Saturday, May 09, 2009

Better late than never..

That title actually has two meanings this context. You see, something happened back on the 30th that I meant to blog about and I never got around to it. And that something was proposed way back in 2005 and at the time it was dismissed as unworkable. Lone Star College has announced that it is buying the old Compaq facility out on SH249 and Louetta. Long time readers may recall that this facility was originally proposed as a satellite campus for UofH in conjunction with North Harris Montgomery County College District to offer 4 year degree plans. But the Texas Higher Education Coordinating Board nixed the idea because Prairie View and Sam Houston State complained. It was suggested at the time that NHMCCD should buy the property, but they declined. Well in the interim a deal was struck with someone else, and then the financing fell through and the property went back on the market. Mind you, the facility was practically brand new. Well, LSCS (formerly NHMCCD) has agreed to buy the property and turn it into a University Center more or less what was planned to begin with.

From: Carpenter, Richard
Sent: Thursday, April 30, 2009 2:53 PM
To: All Employees
Subject: Announcement
Importance: High

After many months of research, planning and negotiations, it is my great
pleasure to announce that the Lone Star College System has completed the
purchase of the core of the Hewlett Packard North Campus (formerly
Compaq Computer Corporation World Headquarters) at SH 249 and Louetta Rd
in Northwest Harris County. The purchase includes approximately 1.2
million square feet of buildings as well as parking garages and other
support infrastructure.

This facility will serve multiple purposes for our system as we continue
to grow and expand; however the center piece of the campus will be a new
University Center to serve north Harris County that is expected to
include at least eight university partners. In addition to the
University Center, the campus will also house an instructional satellite
center, Corporate College conference and training facilities, LSCS
office space, as well as room for new program development and expansion.

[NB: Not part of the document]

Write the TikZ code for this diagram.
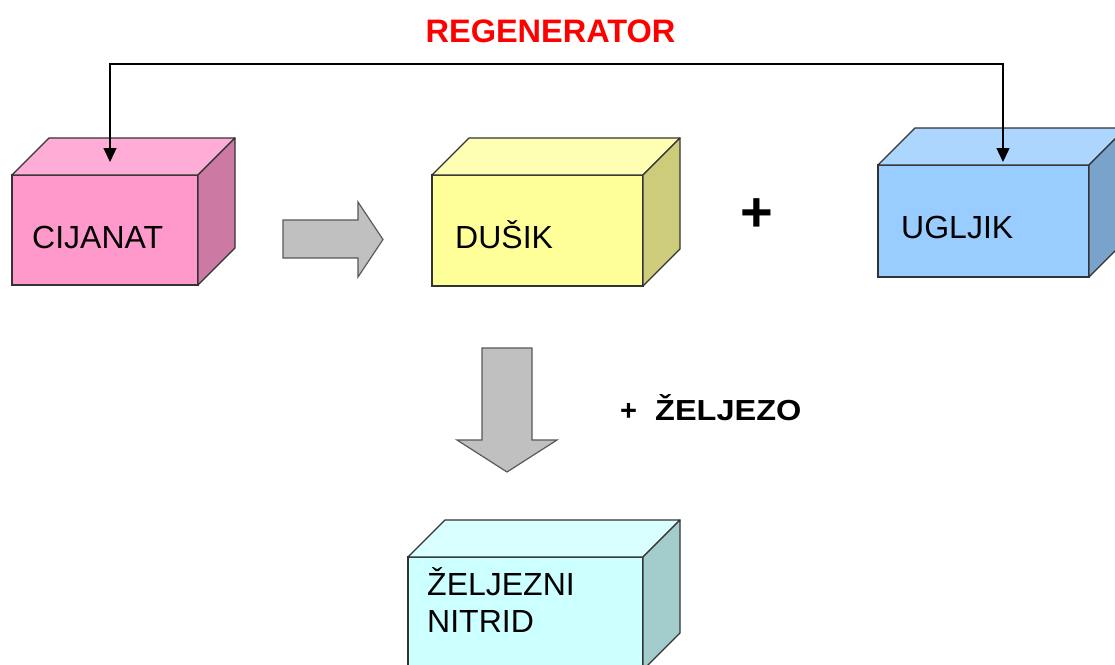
\documentclass[tikz,border=0pt]{standalone}
\usepackage{fontspec}
\setmainfont{Liberation Sans}
\usetikzlibrary{positioning,arrows.meta}

\definecolor{rozaP}{HTML}{FF99CC}
\definecolor{rozaG}{HTML}{FFADD6}
\definecolor{rozaS}{HTML}{CC7AA3}
\definecolor{zutaP}{HTML}{FFFF99}
\definecolor{zutaG}{HTML}{FFFFB3}
\definecolor{zutaS}{HTML}{CCCC7A}
\definecolor{plavaP}{HTML}{99CCFF}
\definecolor{plavaG}{HTML}{ADD6FF}
\definecolor{plavaS}{HTML}{7AA3CC}
\definecolor{cijanP}{HTML}{CCFFFF}
\definecolor{cijanG}{HTML}{D9FFFF}
\definecolor{cijanS}{HTML}{A3CCCC}
\definecolor{sivaS}{HTML}{C0C0C0}

\tikzset{
  lice/.style={draw=black!80, line width=1.3pt, rectangle, inner sep=0pt, outer sep=0pt, anchor=north west},
  ploha/.style={draw=black!80, line width=1.3pt, line join=round},
  natpis/.style={anchor=base west, inner sep=0pt, font=\fontsize{32}{38}\selectfont},
  masno/.style={inner sep=0pt, font=\fontsize{32.5}{38}\selectfont\bfseries},
  blok/.style={fill=sivaS, draw=black!65, line width=1.2pt, line join=miter},
  petlja/.style={draw=black, line width=1.4pt, {Triangle[length=14pt,width=13pt]}-{Triangle[length=14pt,width=13pt]}}
}

% kutija: ime, boja gornje plohe, boja bocne plohe
\newcommand{\kutija}[3]{%
  \draw[ploha, fill=#2] (#1.north west) -- ++(37,-37) -- ([shift={(37,-37)}]#1.north east) -- (#1.north east) -- cycle;
  \draw[ploha, fill=#3] (#1.north east) -- ++(37,-37) -- ([shift={(37,-37)}]#1.south east) -- (#1.south east) -- cycle;
}

\begin{document}
\begin{tikzpicture}[x=1pt, y=-1pt]
  \clip (0,0) rectangle (1115,664);
  \fill[white] (0,0) rectangle (1115,664);

  % kutije
  \node[lice, fill=rozaP, minimum width=186pt, minimum height=110pt] (cijanat) at (12,175) {};
  \kutija{cijanat}{rozaG}{rozaS}
  \node[lice, fill=zutaP, minimum width=211pt, minimum height=111pt] (dusik) at (432,175) {};
  \kutija{dusik}{zutaG}{zutaS}
  \node[lice, fill=plavaP, minimum width=211pt, minimum height=112pt] (ugljik) at (878,165) {};
  \kutija{ugljik}{plavaG}{plavaS}
  \node[lice, fill=cijanP, minimum width=235pt, minimum height=113pt] (nitrid) at (408,557) {};
  \kutija{nitrid}{cijanG}{cijanS}

  % natpisi
  \node[natpis] (tCijanat) at ([xshift=20, yshift=37]cijanat.south west) {CIJANAT};
  \node[natpis] (tDusik) at ([xshift=23, yshift=38]dusik.south west) {DUŠIK};
  \node[natpis] (tUgljik) at ([xshift=23, yshift=39]ugljik.south west) {UGLJIK};
  \node[natpis] (tNitrid1) at ([xshift=19, yshift=-38]nitrid.north west) {ŽELJEZNI};
  \node[natpis] (tNitrid2) at ([xshift=19, yshift=-75]nitrid.north west) {NITRID};

  \node[masno, text=red] (regen) at (550.5,31.5) {REGENERATOR};
  \node[masno, font=\fontsize{56}{60}\selectfont\bfseries] (plus) at (757,215) {+};
  \node[masno, font=\fontsize{29}{34}\selectfont\bfseries, anchor=base west] (plusFe) at (620,420) {+};
  \node[masno, font=\fontsize{29}{34}\selectfont\bfseries, anchor=base west] (zeljezo) at (655,420) {\scalebox{1.12}[1]{ŽELJEZO}};

  % regenerator petlja
  \coordinate (cijUlaz) at ([xshift=98, yshift=13]cijanat.north west);
  \coordinate (uglUlaz) at ([xshift=125, yshift=3]ugljik.north west);
  \coordinate (vrh) at (549,64);
  \draw[petlja] (cijUlaz) |- (vrh) -| (uglUlaz);

  % sive strelice
  \coordinate (s1) at (283,220);
  \draw[blok] (s1) -- ++(75,0) -- ++(0,-18) -- ++(25,37.5) -- ++(-25,37.5) -- ++(0,-19) -- ++(-75,0) -- cycle;
  \coordinate (s2) at (482,348);
  \draw[blok] (s2) -- ++(50,0) -- ++(0,92) -- ++(25,0) -- ++(-50,32) -- ++(-50,-32) -- ++(25,0) -- cycle;
\end{tikzpicture}
\end{document}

Further information will be available in the coming days, but I wanted
you to be the first to know of this exciting new chapter in the history
of this storied facility and of the Lone Star College System. We are
working on planning an event to allow interested employees to tour the
facility in the near future.

Richard Carpenter, Chancellor
Lone Star College System


Anonymous Anonymous said...


It still will not serve those who want to pick up a 4 year degree out on the northwest side of Houston who don't want to drive 30 miles to classes because they can't afford to live on campus.

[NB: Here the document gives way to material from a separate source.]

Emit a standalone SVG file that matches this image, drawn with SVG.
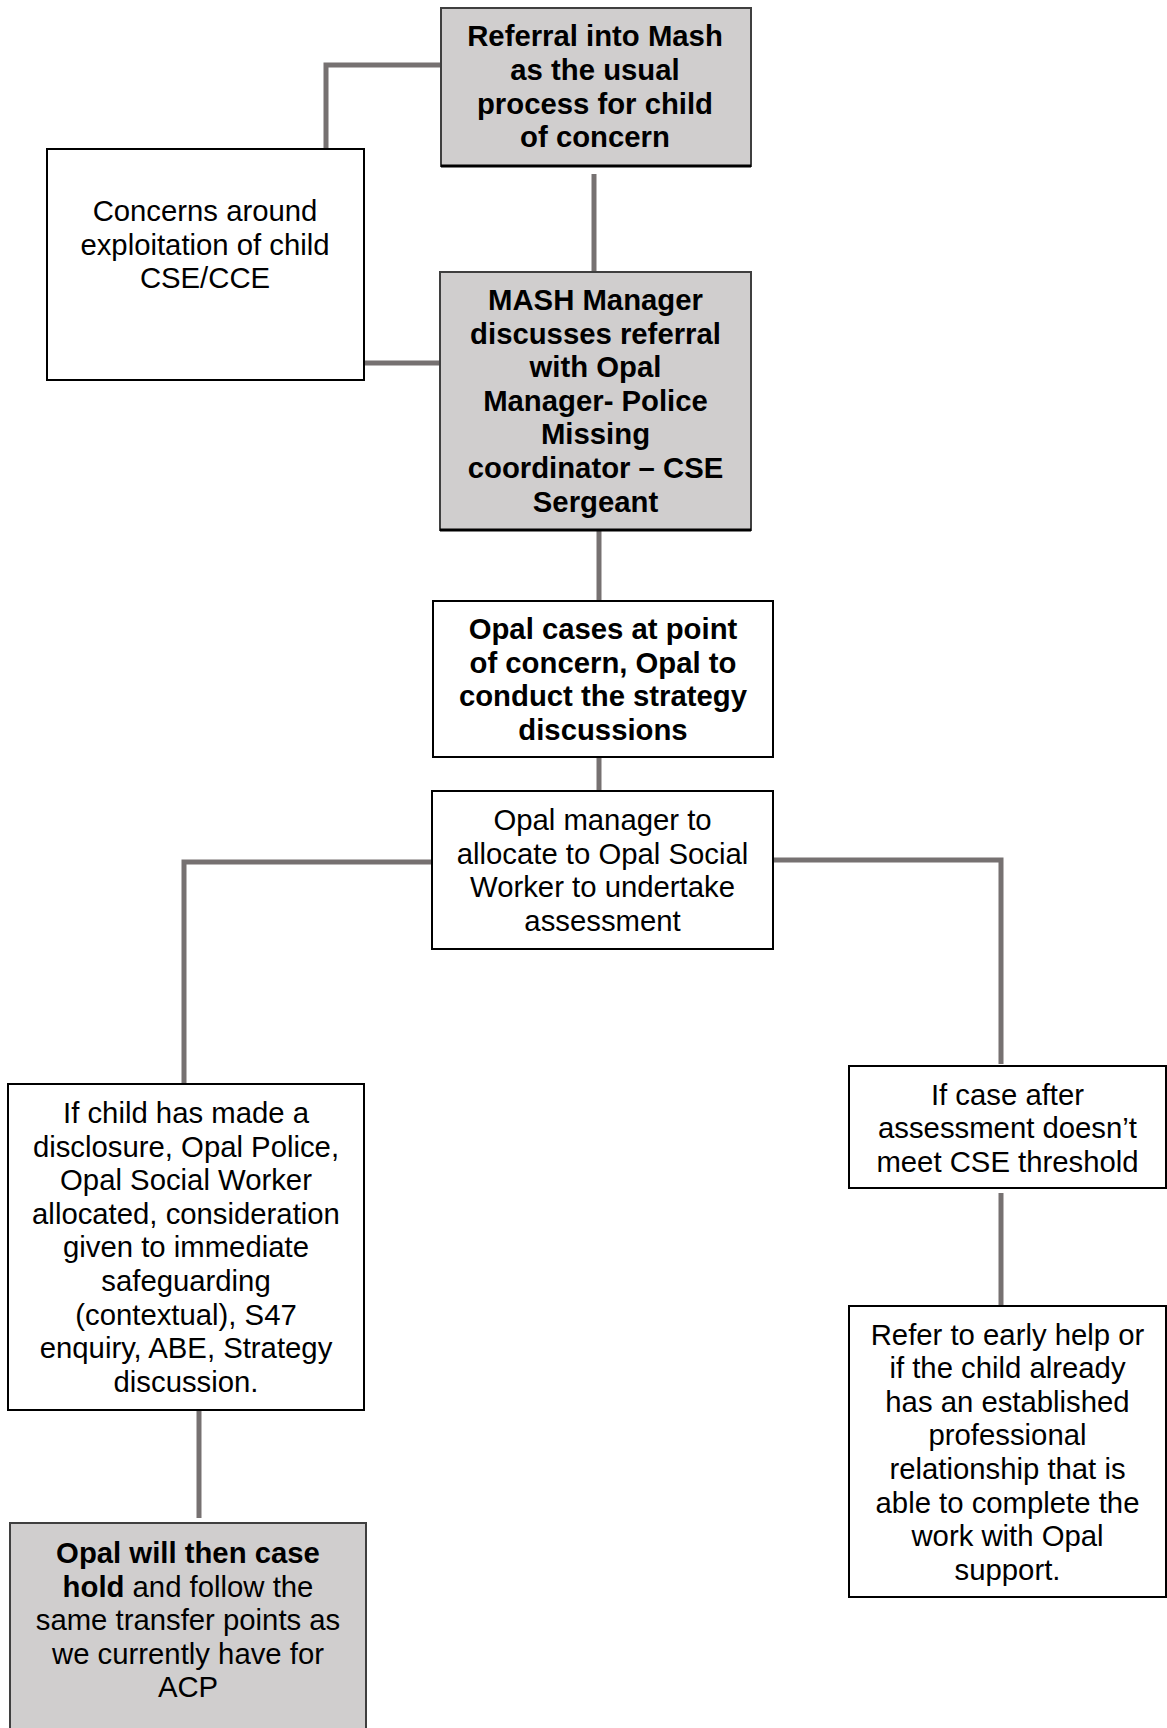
<svg xmlns="http://www.w3.org/2000/svg" width="1167" height="1728" viewBox="0 0 1167 1728">
<style>
.box{fill:#ffffff;stroke:#000000;stroke-width:2}
.gbox{fill:#d0cece;stroke:#3f3f3f;stroke-width:2}
.shadow{stroke:#000000;stroke-width:3}
.conn{fill:none;stroke:#767171;stroke-width:5;stroke-linejoin:miter}
text{font-family:"Liberation Sans",Arial,sans-serif;font-size:29.3px;fill:#000000;text-anchor:middle}
.b{font-weight:bold}
</style>
<rect width="1167" height="1728" fill="#ffffff"/>
<g id="connectors">
<path class="conn" d="M441,65 H326 V149"/>
<path class="conn" d="M594,174 V272"/>
<path class="conn" d="M364,363 H440"/>
<path class="conn" d="M599,530 V601"/>
<path class="conn" d="M599,757 V791"/>
<path class="conn" d="M432,862 H184 V1084"/>
<path class="conn" d="M773,860 H1001 V1064"/>
<path class="conn" d="M1001,1193 V1306"/>
<path class="conn" d="M199,1404 V1518"/>
</g>
<g id="referral">
<rect class="gbox" x="441" y="8" width="310" height="158"/>
<line class="shadow" x1="441" y1="166" x2="751" y2="166"/>
<text class="b" x="595" y="46">Referral into Mash</text>
<text class="b" x="595" y="80">as the usual</text>
<text class="b" x="595" y="113.5">process for child</text>
<text class="b" x="595" y="147">of concern</text>
</g>
<g id="concerns">
<rect class="box" x="47" y="149" width="317" height="231"/>
<text x="205" y="221">Concerns around</text>
<text x="205" y="254.5">exploitation of child</text>
<text x="205" y="288">CSE/CCE</text>
</g>
<g id="mash">
<rect class="gbox" x="440" y="272" width="311" height="258"/>
<line class="shadow" x1="440" y1="530" x2="751" y2="530"/>
<text class="b" x="595.5" y="310">MASH Manager</text>
<text class="b" x="595.5" y="343.6">discusses referral</text>
<text class="b" x="595.5" y="377.2">with Opal</text>
<text class="b" x="595.5" y="410.8">Manager- Police</text>
<text class="b" x="595.5" y="444.4">Missing</text>
<text class="b" x="595.5" y="478">coordinator – CSE</text>
<text class="b" x="595.5" y="511.6">Sergeant</text>
</g>
<g id="opal-cases">
<rect class="box" x="433" y="601" width="340" height="156"/>
<text class="b" x="603" y="639">Opal cases at point</text>
<text class="b" x="603" y="672.6">of concern, Opal to</text>
<text class="b" x="603" y="706.2">conduct the strategy</text>
<text class="b" x="603" y="739.8">discussions</text>
</g>
<g id="opal-manager">
<rect class="box" x="432" y="791" width="341" height="158"/>
<text x="602.5" y="830">Opal manager to</text>
<text x="602.5" y="863.6">allocate to Opal Social</text>
<text x="602.5" y="897.2">Worker to undertake</text>
<text x="602.5" y="930.8">assessment</text>
</g>
<g id="disclosure">
<rect class="box" x="8" y="1084" width="356" height="326"/>
<text x="186" y="1123">If child has made a</text>
<text x="186" y="1156.6">disclosure, Opal Police,</text>
<text x="186" y="1190.2">Opal Social Worker</text>
<text x="186" y="1223.8">allocated, consideration</text>
<text x="186" y="1257.4">given to immediate</text>
<text x="186" y="1291">safeguarding</text>
<text x="186" y="1324.6">(contextual), S47</text>
<text x="186" y="1358.2">enquiry, ABE, Strategy</text>
<text x="186" y="1391.8">discussion.</text>
</g>
<g id="threshold">
<rect class="box" x="849" y="1066" width="317" height="122"/>
<text x="1007.5" y="1104.5">If case after</text>
<text x="1007.5" y="1138">assessment doesn’t</text>
<text x="1007.5" y="1171.5">meet CSE threshold</text>
</g>
<g id="refer">
<rect class="box" x="849" y="1306" width="317" height="291"/>
<text x="1007.5" y="1344.5">Refer to early help or</text>
<text x="1007.5" y="1378.1">if the child already</text>
<text x="1007.5" y="1411.7">has an established</text>
<text x="1007.5" y="1445.3">professional</text>
<text x="1007.5" y="1478.9">relationship that is</text>
<text x="1007.5" y="1512.5">able to complete the</text>
<text x="1007.5" y="1546.1">work with Opal</text>
<text x="1007.5" y="1579.7">support.</text>
</g>
<g id="case-hold">
<rect class="gbox" x="10" y="1523" width="356" height="220"/>
<text x="188" y="1563"><tspan class="b">Opal will then case</tspan></text>
<text x="188" y="1596.6"><tspan class="b">hold</tspan> and follow the</text>
<text x="188" y="1630.2">same transfer points as</text>
<text x="188" y="1663.8">we currently have for</text>
<text x="188" y="1697.4">ACP</text>
</g>
</svg>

Of course, with the rising tuition costs, 4 year degrees may become a thing of the past anyways and our middle class kids will have to settle for a two year degree.


May 10, 2009 7:47 AM  
Anonymous Anonymous said...

I guess you can't please the naysayers, but if you look at the facts, LSCS got a gift here. When you add it all up the taxpayers just got a heck of a deal, and it will bring a 4 year degree to many that might not otherwise be able to afford it.

May 10, 2009 10:10 PM  
Anonymous Anonymous said...

Anon, I was not aware that LSCS was introducing a 4 year degree. I read that was the original intent, but I didn't pick up on it being an option now. I would be interested if you had some information on a 4 year degree program (preferably with programs in business, computer science, and engineering)being offered at the new HP facility.


May 11, 2009 6:53 AM  
Blogger Don said...

More information:

One part of the article suggests that there will be 4 year programs:
Plans for the University Center, which will offer 2-year, 4-year and Masters degree programs – launch in early fall. So far, Prairie View A&M University, Sam Houston State University, Texas A&M University, Texas Southern University, University of Houston and University of Houston-Downtown have announced plans to offer programs at the northwest Harris County campus.

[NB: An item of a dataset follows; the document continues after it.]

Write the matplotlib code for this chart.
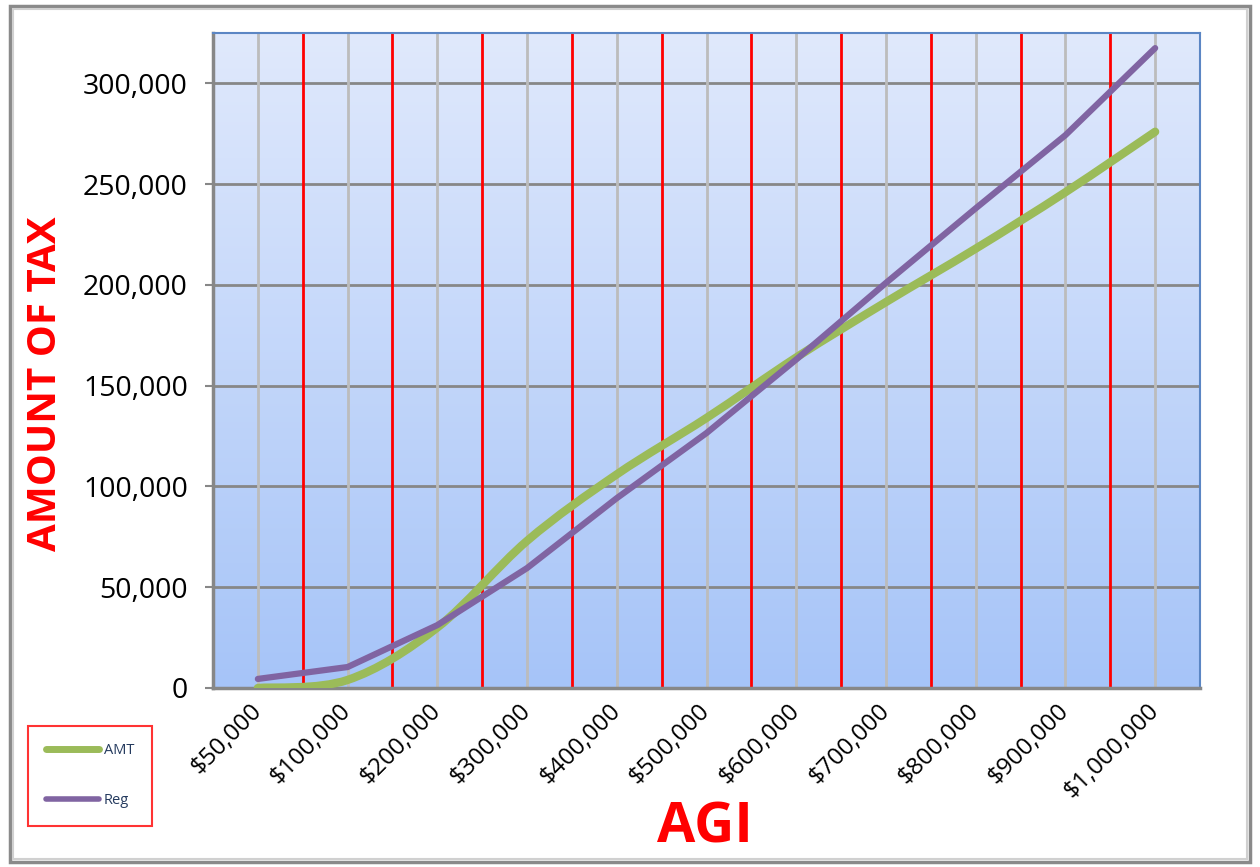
import numpy as np
import matplotlib
matplotlib.use("Agg")
import matplotlib.pyplot as plt
from matplotlib.path import Path
from matplotlib.patches import PathPatch, Rectangle
from matplotlib.lines import Line2D
from matplotlib.transforms import ScaledTranslation

# data
agi_labels = ["$50,000", "$100,000", "$200,000", "$300,000", "$400,000", "$500,000",
              "$600,000", "$700,000", "$800,000", "$900,000", "$1,000,000"]
amt_tax = [0, 4000, 30000, 73000, 106000, 134000, 164000, 191500, 218000, 246000, 276000]
reg_tax = [4500, 10400, 31200, 59500, 94200, 126500, 163000, 201000, 238000, 274300, 317500]
y_ticks = [0, 50000, 100000, 150000, 200000, 250000, 300000]

green = "#9bbb59"
purple = "#8064a2"


def smooth_path(xs, ys):
    # Catmull-Rom style bezier through the points (like a smoothed Excel line)
    pts = np.column_stack([xs, ys]).astype(float)
    ext = np.vstack([pts[0], pts, pts[-1]])
    verts = [pts[0]]
    codes = [Path.MOVETO]
    for i in range(len(pts) - 1):
        p0, p1, p2, p3 = ext[i], ext[i + 1], ext[i + 2], ext[i + 3]
        verts += [p1 + (p2 - p0) / 6, p2 - (p3 - p1) / 6, p2]
        codes += [Path.CURVE4] * 3
    return Path(verts, codes)


plt.rcParams["font.family"] = ["Open Sans", "DejaVu Sans"]
fig = plt.figure(figsize=(12.6, 8.67), dpi=100)
ax = fig.add_axes([213 / 1260, 1 - 688 / 867, 987 / 1260, 655 / 867])

# outer frame of the chart area
fig.patches.append(Rectangle((10 / 1260, 5 / 867), 1240 / 1260, 856 / 867, transform=fig.transFigure,
                             fill=False, edgecolor="#8a8a8a", linewidth=2.5))
fig.patches.append(Rectangle((13 / 1260, 8 / 867), 1234 / 1260, 850 / 867, transform=fig.transFigure,
                             fill=False, edgecolor="#d0d0d0", linewidth=1.5))

# gradient background, light at the top
grad = np.linspace(0, 1, 256).reshape(-1, 1)
cmap = matplotlib.colors.LinearSegmentedColormap.from_list("bg", ["#e0e9fc", "#a6c4f8"])
ax.imshow(grad, extent=[0, 1, 0, 1], origin="upper", transform=ax.transAxes, cmap=cmap,
          aspect="auto", zorder=0)

x = np.arange(len(agi_labels))
for v in y_ticks[1:]:
    ax.axhline(v, color="#878787", linewidth=2, zorder=1)
for xi in x:
    ax.axvline(xi, color="#bcbcbc", linewidth=2, zorder=1.2)
for xi in x[:-1] + 0.5:
    ax.axvline(xi, color="#ff0000", linewidth=2, zorder=1.4)

# lines
ax.add_patch(PathPatch(smooth_path(x, amt_tax), fill=False, edgecolor=green, linewidth=6,
                       capstyle="round", joinstyle="round", zorder=3))
ax.plot(x, reg_tax, color=purple, linewidth=4.5, solid_capstyle="round", solid_joinstyle="round", zorder=4)

ax.set_xlim(-0.5, len(agi_labels) - 0.5)
ax.set_ylim(0, 325000)
ax.set_xticks(x)
ax.set_xticklabels(agi_labels, rotation=45, ha="right", va="center", rotation_mode="anchor", fontsize=17.5)
shift = ScaledTranslation(6 / 100, 0, fig.dpi_scale_trans)
for lbl in ax.get_xticklabels():
    lbl.set_transform(lbl.get_transform() + shift)
ax.set_yticks(y_ticks)
ax.set_yticklabels([f"{v:,}" for v in y_ticks], fontsize=20.5)
ax.tick_params(axis="x", length=0, pad=14)
ax.tick_params(axis="y", length=6, width=1.5, color="#878787", pad=12)

for side in ["left", "bottom"]:
    ax.spines[side].set_color("#878787")
    ax.spines[side].set_linewidth(2.5)
for side in ["top", "right"]:
    ax.spines[side].set_color("#5b86c4")
    ax.spines[side].set_linewidth(1.5)

fig.text(46 / 1260, 1 - 384 / 867, "AMOUNT OF TAX", rotation=90, color="#ff0000", fontsize=29,
         fontweight="bold", ha="center", va="center")
fig.text(705 / 1260, 1 - 828 / 867, "AGI", color="#ff0000", fontsize=40, fontweight="bold",
         ha="center", va="center")

handles = [Line2D([], [], color=green, linewidth=5, solid_capstyle="round"),
           Line2D([], [], color=purple, linewidth=4, solid_capstyle="round")]
leg = fig.legend(handles, ["AMT", "Reg"], loc="upper left", bbox_to_anchor=(28 / 1260, 1 - 726 / 867),
                 labelcolor="#243a5e", handlelength=3.7, handletextpad=0.3,
                 labelspacing=2.4, borderpad=1.2, borderaxespad=0, fancybox=False,
                 prop={"family": "Open Sans", "size": 10.5})
leg.get_frame().set_edgecolor("#ff0000")
leg.get_frame().set_linewidth(1.5)

plt.savefig("out.png", dpi=100)
plt.close()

But then it looks like students will have to transfer out to a university's main campus:
“We have 8,000 students who live in this area and go to schools in the UH system,” said Welcome Wilson, chairman of the University of Houston System Board of Regents. “We need to make it a seamless transfer for them to (UH) Downtown or the main campus. We are glad to be here.”

I'm not clear how this will work exactly. I'm hoping that my kids would be able to pick up a 4 year degree in business or engineering out here in Cypress.